We walked outside together.  I sat with Alex and he walked to where the rooms at the front were.

‘Something’s not right with him.  I just accused him of being a thief, and he still shook my hand.  He didn’t seem upset.  It’s weird.’  I said.

‘You can’t just accuse people of being thieves Wendy.’

‘You thought he was odd too.  Otherwise why did you follow him in.  I bet he tries those doors in a minute, when he thinks no one is looking.’

Xali called me over to him.  I ignored him.  I didn’t want to listen to him try and justify himself, to attempt to make a friend of me.  He walked inside and sat on the sofas in reception.  The owner approached him.  Shortly Xali left with his plastic bag, head low, ostracised, no longer welcome.  I followed him.     

‘So where you going now?  Try the doors of some other hotel rooms?’  I asked.

Xali stopped and leant up against a wall.  He shook his head.  Middle aged, Asian, defeated.  Intense sadness sat heavily in his eyes.  I saw shame gnawing at his soul.  The hostility I felt towards him waned, leaving just a pretence of it.

‘Will you help me Wendy?  I need help.  Please help.’

‘What?’ 

‘I have 3000 ringits (£600).  I need you to tie me to a chair.’

‘What the fuck.  Are you being serious?’

Xali nodded                                                                           

‘I need to you to tie me to a chair, only for an hour.’ 

There was a long pause.  He turned his face away from mine.  His shoulders rounded more, enfeebling him further. 

‘I’m a heroin addict.  I want to stop.  I get violent.  I’ll pay you.  Please don’t tell the man you are with.’

‘I can’t see any track marks on your arms.’

‘I smoke.  I am a respectable man.
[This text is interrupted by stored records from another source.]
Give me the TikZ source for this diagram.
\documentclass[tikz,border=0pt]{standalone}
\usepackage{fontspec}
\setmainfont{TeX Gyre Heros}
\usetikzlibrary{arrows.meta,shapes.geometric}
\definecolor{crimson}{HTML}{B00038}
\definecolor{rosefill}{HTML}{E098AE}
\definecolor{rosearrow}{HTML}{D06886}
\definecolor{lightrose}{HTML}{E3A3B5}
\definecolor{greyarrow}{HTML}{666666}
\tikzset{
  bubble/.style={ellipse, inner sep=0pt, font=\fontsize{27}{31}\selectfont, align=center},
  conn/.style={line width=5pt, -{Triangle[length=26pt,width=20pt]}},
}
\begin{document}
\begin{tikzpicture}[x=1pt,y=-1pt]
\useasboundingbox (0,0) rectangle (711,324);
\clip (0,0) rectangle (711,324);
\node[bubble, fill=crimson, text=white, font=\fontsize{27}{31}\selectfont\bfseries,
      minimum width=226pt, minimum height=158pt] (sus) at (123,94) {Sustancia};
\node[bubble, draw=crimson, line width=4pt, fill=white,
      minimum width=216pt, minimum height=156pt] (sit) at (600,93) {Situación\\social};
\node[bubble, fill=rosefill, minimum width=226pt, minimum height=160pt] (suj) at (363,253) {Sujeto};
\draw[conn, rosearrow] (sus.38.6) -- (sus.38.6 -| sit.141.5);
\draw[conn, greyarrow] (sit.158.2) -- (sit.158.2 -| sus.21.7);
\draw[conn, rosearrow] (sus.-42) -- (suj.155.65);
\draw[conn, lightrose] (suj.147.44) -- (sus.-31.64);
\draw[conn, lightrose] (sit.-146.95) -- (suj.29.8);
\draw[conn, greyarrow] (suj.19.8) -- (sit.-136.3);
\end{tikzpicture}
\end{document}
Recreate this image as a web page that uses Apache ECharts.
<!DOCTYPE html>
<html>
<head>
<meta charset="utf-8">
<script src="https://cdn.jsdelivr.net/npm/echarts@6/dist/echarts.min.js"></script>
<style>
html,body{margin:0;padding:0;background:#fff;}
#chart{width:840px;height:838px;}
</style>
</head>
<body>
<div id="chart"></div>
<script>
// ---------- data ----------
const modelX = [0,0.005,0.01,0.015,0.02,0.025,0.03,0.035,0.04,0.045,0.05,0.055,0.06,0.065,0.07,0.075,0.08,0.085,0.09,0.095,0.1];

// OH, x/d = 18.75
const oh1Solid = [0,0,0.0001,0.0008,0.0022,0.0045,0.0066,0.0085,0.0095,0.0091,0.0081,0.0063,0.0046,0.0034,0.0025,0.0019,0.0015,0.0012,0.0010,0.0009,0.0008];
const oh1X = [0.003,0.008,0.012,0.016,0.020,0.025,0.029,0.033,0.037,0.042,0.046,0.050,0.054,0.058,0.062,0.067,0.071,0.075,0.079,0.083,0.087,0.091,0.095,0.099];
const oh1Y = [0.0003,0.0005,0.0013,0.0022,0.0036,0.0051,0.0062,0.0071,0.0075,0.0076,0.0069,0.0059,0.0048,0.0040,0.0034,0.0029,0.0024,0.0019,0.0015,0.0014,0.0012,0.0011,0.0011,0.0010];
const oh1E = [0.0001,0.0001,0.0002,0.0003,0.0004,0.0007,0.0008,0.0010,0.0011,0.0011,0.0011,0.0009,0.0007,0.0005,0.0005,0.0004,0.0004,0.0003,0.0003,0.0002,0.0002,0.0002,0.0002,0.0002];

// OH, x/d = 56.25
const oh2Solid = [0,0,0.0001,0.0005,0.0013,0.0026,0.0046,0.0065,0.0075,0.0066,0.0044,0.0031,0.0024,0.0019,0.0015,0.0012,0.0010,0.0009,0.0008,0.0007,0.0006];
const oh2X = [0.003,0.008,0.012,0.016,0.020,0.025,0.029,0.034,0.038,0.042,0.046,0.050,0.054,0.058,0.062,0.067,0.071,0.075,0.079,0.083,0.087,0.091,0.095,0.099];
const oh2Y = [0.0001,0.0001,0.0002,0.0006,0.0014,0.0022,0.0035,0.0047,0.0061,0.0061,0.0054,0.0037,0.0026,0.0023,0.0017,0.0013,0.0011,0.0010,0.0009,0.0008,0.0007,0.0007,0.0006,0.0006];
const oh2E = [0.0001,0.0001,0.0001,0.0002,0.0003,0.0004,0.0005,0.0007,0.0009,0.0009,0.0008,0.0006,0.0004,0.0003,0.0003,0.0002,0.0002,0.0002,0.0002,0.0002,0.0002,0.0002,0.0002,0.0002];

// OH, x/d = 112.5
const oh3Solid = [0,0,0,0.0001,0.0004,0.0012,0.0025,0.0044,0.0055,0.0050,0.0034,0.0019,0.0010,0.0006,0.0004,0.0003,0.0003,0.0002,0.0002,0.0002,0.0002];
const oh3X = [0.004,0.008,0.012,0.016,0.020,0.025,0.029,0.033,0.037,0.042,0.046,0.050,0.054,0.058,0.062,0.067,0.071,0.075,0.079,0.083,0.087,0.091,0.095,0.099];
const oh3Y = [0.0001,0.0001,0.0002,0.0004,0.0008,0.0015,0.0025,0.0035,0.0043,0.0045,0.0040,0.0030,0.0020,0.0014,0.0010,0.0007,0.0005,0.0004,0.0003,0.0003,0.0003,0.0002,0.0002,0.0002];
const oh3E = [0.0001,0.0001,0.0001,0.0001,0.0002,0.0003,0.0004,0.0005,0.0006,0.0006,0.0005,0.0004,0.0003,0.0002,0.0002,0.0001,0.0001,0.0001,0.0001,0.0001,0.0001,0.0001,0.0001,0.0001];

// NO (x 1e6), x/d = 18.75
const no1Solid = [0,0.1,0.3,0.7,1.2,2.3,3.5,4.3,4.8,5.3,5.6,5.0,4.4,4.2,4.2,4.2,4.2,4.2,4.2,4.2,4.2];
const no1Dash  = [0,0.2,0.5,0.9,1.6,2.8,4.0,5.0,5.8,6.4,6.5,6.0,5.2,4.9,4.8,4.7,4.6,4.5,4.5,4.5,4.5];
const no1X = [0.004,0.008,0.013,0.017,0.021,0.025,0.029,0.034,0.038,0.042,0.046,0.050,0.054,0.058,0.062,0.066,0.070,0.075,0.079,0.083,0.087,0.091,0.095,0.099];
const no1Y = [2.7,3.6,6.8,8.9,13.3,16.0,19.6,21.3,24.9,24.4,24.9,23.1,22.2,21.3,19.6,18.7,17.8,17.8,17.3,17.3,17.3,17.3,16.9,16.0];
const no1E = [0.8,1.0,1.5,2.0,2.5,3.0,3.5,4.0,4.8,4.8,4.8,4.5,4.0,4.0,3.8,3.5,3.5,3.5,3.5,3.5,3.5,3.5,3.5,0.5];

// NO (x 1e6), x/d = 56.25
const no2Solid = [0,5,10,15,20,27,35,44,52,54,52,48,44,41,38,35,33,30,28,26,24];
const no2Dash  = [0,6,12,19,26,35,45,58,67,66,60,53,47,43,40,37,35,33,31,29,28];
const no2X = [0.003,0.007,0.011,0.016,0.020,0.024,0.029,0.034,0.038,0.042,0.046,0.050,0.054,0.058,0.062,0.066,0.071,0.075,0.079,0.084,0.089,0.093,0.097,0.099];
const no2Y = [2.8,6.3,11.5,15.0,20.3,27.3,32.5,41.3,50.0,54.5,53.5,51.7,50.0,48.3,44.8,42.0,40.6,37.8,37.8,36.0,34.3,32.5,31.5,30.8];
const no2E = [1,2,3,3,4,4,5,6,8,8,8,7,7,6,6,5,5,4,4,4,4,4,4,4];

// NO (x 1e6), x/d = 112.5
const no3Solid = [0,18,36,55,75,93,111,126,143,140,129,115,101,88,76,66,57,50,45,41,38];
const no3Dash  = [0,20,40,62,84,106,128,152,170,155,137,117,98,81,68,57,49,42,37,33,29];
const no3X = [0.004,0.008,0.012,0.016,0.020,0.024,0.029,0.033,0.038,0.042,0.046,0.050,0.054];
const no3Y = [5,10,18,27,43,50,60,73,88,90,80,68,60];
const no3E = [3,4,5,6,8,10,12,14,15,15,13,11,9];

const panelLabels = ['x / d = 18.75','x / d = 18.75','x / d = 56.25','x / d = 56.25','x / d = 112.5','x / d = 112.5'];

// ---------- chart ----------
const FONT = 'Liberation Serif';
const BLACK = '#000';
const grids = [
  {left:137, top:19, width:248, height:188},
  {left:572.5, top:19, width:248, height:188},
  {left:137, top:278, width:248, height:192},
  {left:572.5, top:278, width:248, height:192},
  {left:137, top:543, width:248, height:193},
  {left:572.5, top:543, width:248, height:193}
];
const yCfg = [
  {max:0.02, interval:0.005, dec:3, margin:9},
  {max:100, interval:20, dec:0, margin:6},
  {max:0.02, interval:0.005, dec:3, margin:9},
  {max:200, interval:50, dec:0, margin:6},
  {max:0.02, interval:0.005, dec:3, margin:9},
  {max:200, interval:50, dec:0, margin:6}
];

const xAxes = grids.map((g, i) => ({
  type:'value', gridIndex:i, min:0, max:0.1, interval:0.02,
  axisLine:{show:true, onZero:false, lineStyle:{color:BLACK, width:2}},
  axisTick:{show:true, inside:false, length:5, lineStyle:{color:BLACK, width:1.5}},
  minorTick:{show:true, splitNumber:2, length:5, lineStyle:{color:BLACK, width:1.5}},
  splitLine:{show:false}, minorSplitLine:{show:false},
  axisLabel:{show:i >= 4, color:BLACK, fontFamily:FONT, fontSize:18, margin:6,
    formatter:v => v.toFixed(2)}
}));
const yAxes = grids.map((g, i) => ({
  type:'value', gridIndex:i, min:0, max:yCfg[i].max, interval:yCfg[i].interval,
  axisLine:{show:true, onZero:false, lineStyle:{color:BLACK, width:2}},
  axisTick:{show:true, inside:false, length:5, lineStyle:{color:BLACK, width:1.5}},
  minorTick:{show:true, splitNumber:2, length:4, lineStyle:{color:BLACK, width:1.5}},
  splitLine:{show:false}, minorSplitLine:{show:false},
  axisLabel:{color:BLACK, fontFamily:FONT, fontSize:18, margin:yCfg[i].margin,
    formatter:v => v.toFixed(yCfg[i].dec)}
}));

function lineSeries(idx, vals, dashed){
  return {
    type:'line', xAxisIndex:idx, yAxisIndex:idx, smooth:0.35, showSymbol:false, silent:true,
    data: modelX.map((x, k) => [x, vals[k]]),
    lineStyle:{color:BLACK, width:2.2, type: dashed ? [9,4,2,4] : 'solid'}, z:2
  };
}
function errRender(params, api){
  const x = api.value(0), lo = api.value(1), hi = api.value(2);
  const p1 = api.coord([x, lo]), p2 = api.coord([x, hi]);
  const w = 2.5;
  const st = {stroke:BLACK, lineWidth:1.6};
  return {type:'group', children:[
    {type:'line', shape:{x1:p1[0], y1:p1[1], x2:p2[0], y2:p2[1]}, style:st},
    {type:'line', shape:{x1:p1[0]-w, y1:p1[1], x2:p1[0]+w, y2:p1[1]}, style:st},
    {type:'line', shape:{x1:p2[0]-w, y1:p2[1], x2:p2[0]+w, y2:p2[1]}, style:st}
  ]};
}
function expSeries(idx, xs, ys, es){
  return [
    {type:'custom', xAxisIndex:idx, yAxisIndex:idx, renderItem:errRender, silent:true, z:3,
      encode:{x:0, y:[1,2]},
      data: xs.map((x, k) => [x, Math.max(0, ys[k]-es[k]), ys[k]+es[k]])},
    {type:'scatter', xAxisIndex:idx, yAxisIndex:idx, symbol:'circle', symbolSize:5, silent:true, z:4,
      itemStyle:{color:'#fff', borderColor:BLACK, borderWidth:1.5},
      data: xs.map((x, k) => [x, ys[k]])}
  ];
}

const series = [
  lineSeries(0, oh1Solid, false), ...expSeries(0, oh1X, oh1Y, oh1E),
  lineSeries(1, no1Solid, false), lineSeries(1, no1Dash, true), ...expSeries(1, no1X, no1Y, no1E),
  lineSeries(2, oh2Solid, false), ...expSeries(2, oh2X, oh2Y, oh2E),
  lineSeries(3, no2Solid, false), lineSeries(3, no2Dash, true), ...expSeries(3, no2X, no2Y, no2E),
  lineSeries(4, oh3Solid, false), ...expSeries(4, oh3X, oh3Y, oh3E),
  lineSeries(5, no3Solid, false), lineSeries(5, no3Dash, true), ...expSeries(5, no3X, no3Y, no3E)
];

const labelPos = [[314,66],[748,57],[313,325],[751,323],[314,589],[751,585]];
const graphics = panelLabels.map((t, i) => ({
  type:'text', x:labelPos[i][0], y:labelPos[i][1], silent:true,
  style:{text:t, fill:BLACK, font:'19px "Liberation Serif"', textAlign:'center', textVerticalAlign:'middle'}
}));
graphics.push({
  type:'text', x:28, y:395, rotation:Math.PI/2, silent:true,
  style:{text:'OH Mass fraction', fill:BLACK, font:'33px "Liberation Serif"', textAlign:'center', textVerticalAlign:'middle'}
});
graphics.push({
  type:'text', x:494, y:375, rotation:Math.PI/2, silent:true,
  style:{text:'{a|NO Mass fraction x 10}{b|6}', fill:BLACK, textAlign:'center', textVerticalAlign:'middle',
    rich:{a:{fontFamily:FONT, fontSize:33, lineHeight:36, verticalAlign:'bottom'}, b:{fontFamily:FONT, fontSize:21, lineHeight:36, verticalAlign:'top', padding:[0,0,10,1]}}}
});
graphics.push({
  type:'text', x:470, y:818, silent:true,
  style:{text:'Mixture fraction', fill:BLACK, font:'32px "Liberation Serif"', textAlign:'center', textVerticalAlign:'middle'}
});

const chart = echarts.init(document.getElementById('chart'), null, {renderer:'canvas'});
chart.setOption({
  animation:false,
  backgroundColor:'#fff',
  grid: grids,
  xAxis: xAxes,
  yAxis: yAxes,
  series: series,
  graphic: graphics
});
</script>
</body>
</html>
My wife and family don’t know.  In Singapore I have my own business.  Please, I need you to tie me to a chair.’

His sorrow was tangible, oppressive. 

‘I have come here for 2 nights, to get clean.’  He continued.

‘What’s in your bag?’  I asked.

Xali opened his plastic bag.  Inside was a thick coil of tough plastic rope.

‘You really were looking for a chair.’

Xali nodded.

‘Why are you telling me?’ I asked.

‘You seem open.  I like the way you talk.’  He replied.

I went and bought a couple of beers from the Chinese shop across the road, and sat on the curb with Xali as he told me his story.

He was 50, and owned a plastic mouldings company.  Sixteen months ago, he met some clients who he wanted to win business from.  He did what they did, to fit in with them, to win the contract.  They smoked heroin.  He couldn’t stop after the deal was completed.  So far he had managed to hide it from his wife and family, but the addiction was demanding more from him.  It was his plan to come to Kuala Lumpur for the weekend and find someone, female, not Chinese, to tie him to a chair, for the couple of hours the come-down ravaged him worst. 

On his forearms were inch long, wide cuts, healing badly.  Wounds from his last attempt to restrain himself, as he had struggled to work himself free.  He pressed me to tie him to the chair.  I wanted to help.  But Alex’s voice in my head chastised me, ‘What if he dies Wendy, that’s a manslaughter charge.  Don’t be an idiot.  You can’t tie strange men to chairs in cheap hotel rooms.’

His shame, that I had mistaken for the shady behaviour of a thief, was painful to watch.  But there was nothing I could do to help.  I told him I was sorry, and left him on the curb, staring into the gutter.